### What to work on
Count, in the entries below, the lines in which "this" occurs. Give the number, nothing more.

__________________________________________________

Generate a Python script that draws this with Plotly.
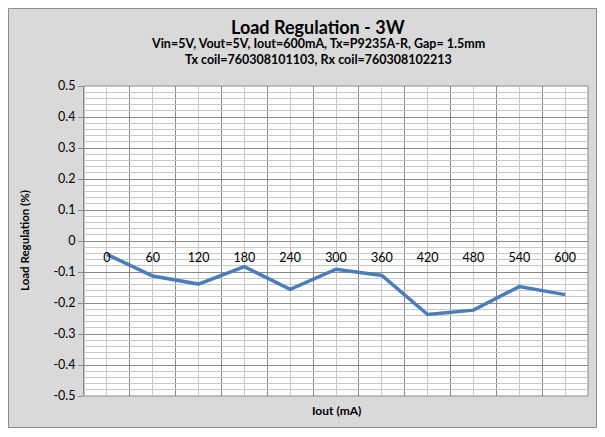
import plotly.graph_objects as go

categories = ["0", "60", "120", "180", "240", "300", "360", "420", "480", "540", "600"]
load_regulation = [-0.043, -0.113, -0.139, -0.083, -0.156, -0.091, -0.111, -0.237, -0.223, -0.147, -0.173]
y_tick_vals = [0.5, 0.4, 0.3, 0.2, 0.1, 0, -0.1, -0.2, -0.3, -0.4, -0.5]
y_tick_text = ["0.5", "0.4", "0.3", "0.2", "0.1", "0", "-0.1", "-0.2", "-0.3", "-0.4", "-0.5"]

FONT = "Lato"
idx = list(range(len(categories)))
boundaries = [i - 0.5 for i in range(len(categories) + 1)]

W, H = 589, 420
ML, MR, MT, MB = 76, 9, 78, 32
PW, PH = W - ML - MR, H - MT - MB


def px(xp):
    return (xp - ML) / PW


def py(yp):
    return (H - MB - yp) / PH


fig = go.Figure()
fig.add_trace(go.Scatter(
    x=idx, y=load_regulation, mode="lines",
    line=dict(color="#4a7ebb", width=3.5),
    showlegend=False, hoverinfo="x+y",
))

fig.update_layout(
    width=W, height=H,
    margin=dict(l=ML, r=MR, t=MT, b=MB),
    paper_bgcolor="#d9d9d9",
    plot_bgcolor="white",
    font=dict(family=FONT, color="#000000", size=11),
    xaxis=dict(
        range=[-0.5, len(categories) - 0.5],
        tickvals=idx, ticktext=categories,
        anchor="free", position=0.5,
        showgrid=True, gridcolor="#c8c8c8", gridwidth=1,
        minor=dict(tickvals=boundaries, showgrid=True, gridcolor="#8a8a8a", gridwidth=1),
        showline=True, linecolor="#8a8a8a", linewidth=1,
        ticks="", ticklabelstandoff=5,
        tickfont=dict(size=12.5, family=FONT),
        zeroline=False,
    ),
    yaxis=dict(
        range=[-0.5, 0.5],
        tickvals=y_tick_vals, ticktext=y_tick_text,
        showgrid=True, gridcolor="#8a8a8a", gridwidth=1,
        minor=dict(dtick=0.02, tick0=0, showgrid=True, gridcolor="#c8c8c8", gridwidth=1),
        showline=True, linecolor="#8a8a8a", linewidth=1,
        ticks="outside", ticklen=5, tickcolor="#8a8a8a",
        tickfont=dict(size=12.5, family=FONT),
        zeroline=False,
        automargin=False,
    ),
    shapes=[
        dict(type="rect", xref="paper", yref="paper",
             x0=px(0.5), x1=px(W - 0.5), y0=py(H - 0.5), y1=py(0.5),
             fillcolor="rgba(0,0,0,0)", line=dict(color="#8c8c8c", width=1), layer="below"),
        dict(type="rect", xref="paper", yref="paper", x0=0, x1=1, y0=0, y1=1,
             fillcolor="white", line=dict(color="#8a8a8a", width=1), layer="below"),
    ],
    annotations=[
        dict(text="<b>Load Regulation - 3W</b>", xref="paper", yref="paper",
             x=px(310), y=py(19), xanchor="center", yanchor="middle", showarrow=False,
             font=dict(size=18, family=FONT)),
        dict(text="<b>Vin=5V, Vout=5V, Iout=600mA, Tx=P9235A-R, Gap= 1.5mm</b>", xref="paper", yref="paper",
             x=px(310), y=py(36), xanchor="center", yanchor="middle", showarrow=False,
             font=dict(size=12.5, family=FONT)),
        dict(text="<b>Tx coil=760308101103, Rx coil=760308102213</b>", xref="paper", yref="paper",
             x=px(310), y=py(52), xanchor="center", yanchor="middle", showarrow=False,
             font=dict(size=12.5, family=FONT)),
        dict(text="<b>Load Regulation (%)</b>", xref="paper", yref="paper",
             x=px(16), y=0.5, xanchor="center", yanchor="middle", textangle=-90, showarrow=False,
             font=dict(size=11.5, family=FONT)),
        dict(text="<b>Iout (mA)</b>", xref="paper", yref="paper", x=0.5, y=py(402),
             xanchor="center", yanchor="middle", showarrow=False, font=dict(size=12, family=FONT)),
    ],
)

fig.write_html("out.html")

__________________________________________________

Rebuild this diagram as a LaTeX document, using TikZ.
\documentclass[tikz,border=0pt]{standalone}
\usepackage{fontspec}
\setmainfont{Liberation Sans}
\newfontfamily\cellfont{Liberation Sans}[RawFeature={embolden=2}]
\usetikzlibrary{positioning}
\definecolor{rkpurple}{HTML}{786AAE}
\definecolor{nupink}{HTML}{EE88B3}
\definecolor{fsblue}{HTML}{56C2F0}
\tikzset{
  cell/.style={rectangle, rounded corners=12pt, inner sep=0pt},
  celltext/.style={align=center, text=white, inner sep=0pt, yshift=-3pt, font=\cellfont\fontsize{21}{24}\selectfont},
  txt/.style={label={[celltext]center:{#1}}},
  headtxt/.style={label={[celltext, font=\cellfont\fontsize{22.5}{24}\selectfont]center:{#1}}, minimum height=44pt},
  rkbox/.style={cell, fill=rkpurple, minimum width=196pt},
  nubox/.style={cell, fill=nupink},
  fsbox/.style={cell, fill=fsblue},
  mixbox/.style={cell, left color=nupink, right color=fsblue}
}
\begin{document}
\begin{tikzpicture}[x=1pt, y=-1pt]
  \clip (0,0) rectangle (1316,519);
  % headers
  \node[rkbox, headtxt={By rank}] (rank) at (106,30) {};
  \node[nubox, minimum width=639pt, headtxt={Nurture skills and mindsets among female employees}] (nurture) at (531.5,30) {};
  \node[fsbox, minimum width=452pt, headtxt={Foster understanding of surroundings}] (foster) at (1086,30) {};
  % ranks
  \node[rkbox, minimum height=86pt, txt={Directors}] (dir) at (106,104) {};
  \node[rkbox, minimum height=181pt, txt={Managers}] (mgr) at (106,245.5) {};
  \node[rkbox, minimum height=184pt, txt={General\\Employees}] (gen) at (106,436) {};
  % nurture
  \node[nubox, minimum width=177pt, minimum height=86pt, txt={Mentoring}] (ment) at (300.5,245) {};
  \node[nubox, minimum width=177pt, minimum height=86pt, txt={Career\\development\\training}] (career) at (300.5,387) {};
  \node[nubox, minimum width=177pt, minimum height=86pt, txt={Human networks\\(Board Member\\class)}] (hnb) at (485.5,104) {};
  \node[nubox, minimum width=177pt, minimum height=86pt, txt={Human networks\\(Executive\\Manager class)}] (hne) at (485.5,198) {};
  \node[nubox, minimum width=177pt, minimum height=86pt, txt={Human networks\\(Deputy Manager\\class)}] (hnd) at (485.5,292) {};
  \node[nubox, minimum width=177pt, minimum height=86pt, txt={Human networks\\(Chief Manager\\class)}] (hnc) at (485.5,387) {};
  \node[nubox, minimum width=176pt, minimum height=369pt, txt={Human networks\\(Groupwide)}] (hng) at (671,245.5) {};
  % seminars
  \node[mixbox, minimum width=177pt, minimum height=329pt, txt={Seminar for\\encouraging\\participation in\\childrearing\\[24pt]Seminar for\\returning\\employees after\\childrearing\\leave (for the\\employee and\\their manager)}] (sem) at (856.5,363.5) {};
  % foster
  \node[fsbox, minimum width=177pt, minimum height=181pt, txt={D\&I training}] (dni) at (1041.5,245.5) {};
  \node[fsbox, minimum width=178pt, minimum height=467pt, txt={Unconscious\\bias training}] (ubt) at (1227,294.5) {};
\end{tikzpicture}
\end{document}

__________________________________________________

### Answer to the task
2